A recent piece by Frances Brown of the Carnegie Endowment for International Peace offers an analysis of what went wrong in the process of trying to aid local governance in Afghanistan. The reasons she mentions are several and complicated. First, technical assistance did not take account of local political realities.
Second, the focus was often on formulaic efforts to “foster dialogue” or “build trust,” without a clear understanding of incentives or existing processes. Third, donor efforts did not integrate clearly with existing government hierarchies, going from local through provincial to national. Sometimes, temporary and parallel organizations just created confusion and left no durable legacy. Fourth, even technical capacity building was not well-conceived, in terms of priorities and fit for local needs. Finally, weaknesses at higher levels of government acted as a drag on efforts to improve matters at the local level.
Reading Brown’s analysis, one is struck by how there is an absence of any concrete reference to what local government is meant to do.

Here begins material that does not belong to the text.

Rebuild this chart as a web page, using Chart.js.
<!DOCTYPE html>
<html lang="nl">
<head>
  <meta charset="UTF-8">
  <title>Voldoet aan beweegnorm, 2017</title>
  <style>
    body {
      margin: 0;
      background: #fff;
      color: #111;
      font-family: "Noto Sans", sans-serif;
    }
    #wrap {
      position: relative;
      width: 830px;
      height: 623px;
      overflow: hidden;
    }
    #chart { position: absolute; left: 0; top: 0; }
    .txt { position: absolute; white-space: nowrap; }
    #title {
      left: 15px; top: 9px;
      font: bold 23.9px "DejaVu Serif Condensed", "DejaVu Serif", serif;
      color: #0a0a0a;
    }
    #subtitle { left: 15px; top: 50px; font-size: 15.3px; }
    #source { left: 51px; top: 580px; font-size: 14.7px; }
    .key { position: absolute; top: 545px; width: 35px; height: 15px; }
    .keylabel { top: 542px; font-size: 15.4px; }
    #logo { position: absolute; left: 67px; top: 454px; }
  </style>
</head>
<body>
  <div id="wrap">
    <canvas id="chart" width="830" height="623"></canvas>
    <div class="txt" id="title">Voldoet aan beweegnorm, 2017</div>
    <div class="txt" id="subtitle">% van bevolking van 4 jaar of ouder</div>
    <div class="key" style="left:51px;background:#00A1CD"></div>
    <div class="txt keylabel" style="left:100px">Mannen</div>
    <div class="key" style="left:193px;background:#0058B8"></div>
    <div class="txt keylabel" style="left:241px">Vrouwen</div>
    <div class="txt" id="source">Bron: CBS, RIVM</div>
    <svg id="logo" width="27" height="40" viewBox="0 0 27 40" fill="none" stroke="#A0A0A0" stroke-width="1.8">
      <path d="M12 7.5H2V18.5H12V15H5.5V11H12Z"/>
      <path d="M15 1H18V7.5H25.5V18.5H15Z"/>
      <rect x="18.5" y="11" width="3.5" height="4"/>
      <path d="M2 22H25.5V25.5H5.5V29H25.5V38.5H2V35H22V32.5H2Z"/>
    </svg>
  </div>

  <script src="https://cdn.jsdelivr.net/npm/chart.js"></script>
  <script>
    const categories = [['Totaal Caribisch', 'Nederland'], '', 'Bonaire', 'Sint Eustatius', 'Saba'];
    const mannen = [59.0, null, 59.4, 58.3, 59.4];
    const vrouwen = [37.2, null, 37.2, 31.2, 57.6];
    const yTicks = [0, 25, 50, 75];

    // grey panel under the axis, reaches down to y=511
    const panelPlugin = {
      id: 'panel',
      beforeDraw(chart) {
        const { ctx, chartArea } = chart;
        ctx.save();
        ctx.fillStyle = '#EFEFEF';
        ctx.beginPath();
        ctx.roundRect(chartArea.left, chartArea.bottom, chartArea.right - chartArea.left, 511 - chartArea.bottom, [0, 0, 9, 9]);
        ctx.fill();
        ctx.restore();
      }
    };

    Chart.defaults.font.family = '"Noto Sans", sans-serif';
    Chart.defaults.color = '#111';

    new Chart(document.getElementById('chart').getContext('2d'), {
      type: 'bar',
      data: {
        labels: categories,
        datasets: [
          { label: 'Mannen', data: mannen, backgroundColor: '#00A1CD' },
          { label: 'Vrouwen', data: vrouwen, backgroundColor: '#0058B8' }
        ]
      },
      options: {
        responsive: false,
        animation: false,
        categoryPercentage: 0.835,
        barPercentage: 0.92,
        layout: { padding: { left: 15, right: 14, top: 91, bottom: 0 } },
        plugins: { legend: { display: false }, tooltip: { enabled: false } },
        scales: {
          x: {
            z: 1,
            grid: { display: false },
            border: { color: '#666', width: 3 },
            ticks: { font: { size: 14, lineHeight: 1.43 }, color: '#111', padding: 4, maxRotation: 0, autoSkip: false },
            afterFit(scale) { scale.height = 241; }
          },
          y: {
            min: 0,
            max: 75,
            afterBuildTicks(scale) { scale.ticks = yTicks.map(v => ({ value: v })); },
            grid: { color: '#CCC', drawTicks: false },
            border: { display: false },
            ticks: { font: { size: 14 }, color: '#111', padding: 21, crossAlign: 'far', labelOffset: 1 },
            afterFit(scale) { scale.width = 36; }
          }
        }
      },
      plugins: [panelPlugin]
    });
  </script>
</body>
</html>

Admittedly, this is not her focus, but it hints at what might have been the real issues with foreign aid at the local level in Afghanistan. Local governments everywhere are supposed to provide public goods such as safety, sanitation, public health services, basic education, and so on. The closeness of the people to the government at the local level has pluses and minuses. It can increase accountability, but also lead to capture by powerful interests. Power may not just be driven by wealth inequalities, but also be factors such as gender inequalities. What impact the local government has on the local private economy is also important.
In a nutshell, strengthening local governance requires an understanding of local economies, societies and politics, on the way to understanding what people want from the governments closest to them. It seems that, for the “international community,” this understanding may not have been adequate at the local level, just as it was inadequate at the national level. By contrast, what has happened over recent decades in Bangladesh suggests an alternative approach. There, foreign donors have partnered with local NGOs, avoiding some of the power and patronage structures embedded in every level of government. They have also focused on a few well-defined services with measurable and understandable benefits—microcredit in particular—though these have often been bundled with other social services, community building, and raising general awareness. This is a model of strengthening civil society, partly as a substitute for strengthening local governance, but also as a precondition and eventual complement to that goal.
It may be that the initial conditions in Afghanistan were not conducive to this kind of approach. It is also plausible that the Bangladesh-type approach to effecting change does not fit well with the way in which Western government donors are used to operating. Brown’s description of how they operated in Afghanistan is instructive, suggesting a bureaucratic model that is driven by a limited understanding of people’s basic needs and motivations, and of the societal structures in which they function.
What does any of this have to do with national and regional security? Simply that national bureaucrats and politicians who do not understand and respond to what people care about in their daily lives cannot provide security in any meaningful sense.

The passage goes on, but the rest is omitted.